Yes. Yes, It is obviously a giant space vagina. Don't lie to me and tell me it's the devourer or destroyer of worlds or whatever you called it. It is your most horrifying rendition of a cooter, and you laughed your way to the bank when millions of teenage boys shot it with rockets and the like.
As an Update to the Banana trick, It didn't work forever so I took to Best buy. Aparently the geek squad there runs it through their machine for FREE :D It still didn't work perfect, but if I let it load the graphics for the area I'm in nice and slow before I start walking around shooting space crabs (in so many, many ways) it worked.

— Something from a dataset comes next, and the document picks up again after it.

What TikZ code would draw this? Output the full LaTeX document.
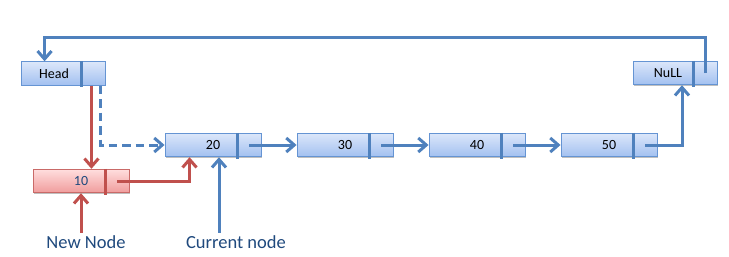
\documentclass[tikz,border=0pt]{standalone}
\usepackage{fontspec}
\setmainfont{Carlito}
\usetikzlibrary{arrows.meta,shadows,calc}
\definecolor{lblue}{HTML}{4F81BD}
\definecolor{lred}{HTML}{C0504D}
\definecolor{bordb}{HTML}{6594D3}
\definecolor{topb}{HTML}{DCE7FA}
\definecolor{botb}{HTML}{A2C0F0}
\definecolor{topr}{HTML}{FFDEDE}
\definecolor{botr}{HTML}{F09C9C}
\definecolor{navy}{HTML}{1F497D}
\tikzset{
  cell/.style={rectangle, draw=bordb, line width=0.9pt, top color=topb, bottom color=botb,
    minimum height=23.5pt, inner sep=0pt, font=\fontsize{14}{16}\selectfont, text=black,
    drop shadow={shadow xshift=1pt, shadow yshift=-1.2pt, opacity=0.25, fill=black}},
  redcell/.style={cell, draw=lred!85, top color=topr, bottom color=botr, text=navy},
  plain/.style={inner sep=0pt, font=\fontsize{14}{16}\selectfont},
  lbl/.style={inner sep=2pt, font=\fontsize{18.5}{21}\selectfont, text=navy, anchor=base},
  divb/.style={draw=lblue, line width=3pt},
  divr/.style={draw=lred, line width=3pt},
  link/.style={draw=lblue, line width=3pt, -{Straight Barb[length=8pt,width=14pt]}},
  rlink/.style={link, draw=lred},
  dlink/.style={link, dash pattern=on 8.5pt off 5pt},
}
\begin{document}
\begin{tikzpicture}[x=1pt,y=-1pt]
\useasboundingbox (0,0) rectangle (729,257);
% boxes
\node[cell, minimum width=84pt] (head) at (63,73.5) {};
\node[plain] (headt) at (54,73.5) {Head};
\node[cell, minimum width=84pt] (null) at (675,73) {};
\node[plain] (nullt) at (668,73) {NuLL};
\node[cell, minimum width=96pt] (n20) at (213,145) {20};
\node[cell, minimum width=96pt] (n30) at (345,145) {30};
\node[cell, minimum width=96pt] (n40) at (477,145) {40};
\node[cell, minimum width=96pt] (n50) at (609,145) {50};
\node[redcell, minimum width=96pt] (n10) at (81,181) {10};
% dividers
\foreach \n in {head,null,n20,n30,n40,n50}{
  \draw[divb] ([xshift=-24pt]\n.north east) -- ([xshift=-24pt,yshift=-1.5pt]\n.south east);
}
\draw[divr] ([xshift=-24pt]n10.north east) -- ([xshift=-24pt,yshift=-1.5pt]n10.south east);
% labels
\node[lbl] (newl) at (86,248) {New Node};
\node[lbl] (curl) at (236,248) {Current node};
% loop back to head
\coordinate (looptop) at (0,37);
\draw[link] ([xshift=-12pt]null.east) -- ([xshift=-12pt]null.east |- looptop) -| ([xshift=24pt]head.north west);
% chain
\draw[link] ([xshift=-12pt]n20.east) -- (n30.west);
\draw[link] ([xshift=-12pt]n30.east) -- (n40.west);
\draw[link] ([xshift=-12pt]n40.east) -- (n50.west);
\draw[link] ([xshift=-12pt]n50.east) -| ([xshift=7pt]null.south);
% dashed old link
\draw[dlink] ([xshift=-5pt]head.south east) |- (n20.west);
% red new links
\draw[rlink] ([xshift=-14pt]head.south east) -- ([xshift=-14pt]head.south east |- n10.north);
\draw[rlink] ([xshift=-12pt]n10.east) -| ([xshift=25pt]n20.south west);
% label arrows
\draw[rlink] (newl.north -| n10.south) -- (n10.south);
\draw[link] ([xshift=6pt]curl.north -| n20.south) -- ([xshift=6pt]n20.south);
\end{tikzpicture}
\end{document}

I did immediately (like, the same day) purchase the Zombie Island of Dr.Ned expansion for Borderlands. Why, you ask, did I spend 10$ for an expansion to the game when I could just re-play at a more difficult level with the same character and items? BECAUSE IT HAS ZOMBIES IN IT GOD DON'T YOU KNOW ME AT ALL?! Also, because this game and the people who made it are Awesome. Not awesome like wow that hot-dog was awesome, Awesome like... Awesome I'll shell out another 30$ for all 3 expansions awesome. I usually feel a small tinge of guilt for buying additional entertainment before I have finished up every available hour of the current games I own--but not for this. Ten minutes after I started playing, I was sure that I had gotten away with internet thievery. There's no way this much content and hilarity cost me ten dollars.
Becky, my sweet, loving, understanding wife, bought me Bioshock 2. I can't figure out which game to play first... this is a good problem to have, unlike my medical problems. I went to the doctor finally with my christmas list of medical problems, and she referred me to three specialists, a blood lab, and an X-ray machine. She wants me to start medication for my Tourettes, Get my cyst removed surgically, and lose about 75 pounds of pure fatass.
good thing the eat well live well challenge starts next month!
So, this will likely be the final Borderlands webcomic I do--It's an amazing game but life goes on, right? I mean, hell, I'm having a kid this week.
Woah, wait... THIS WEEK. I am still drawing monster-vaginas and I am having a son of my own in the next 7 days.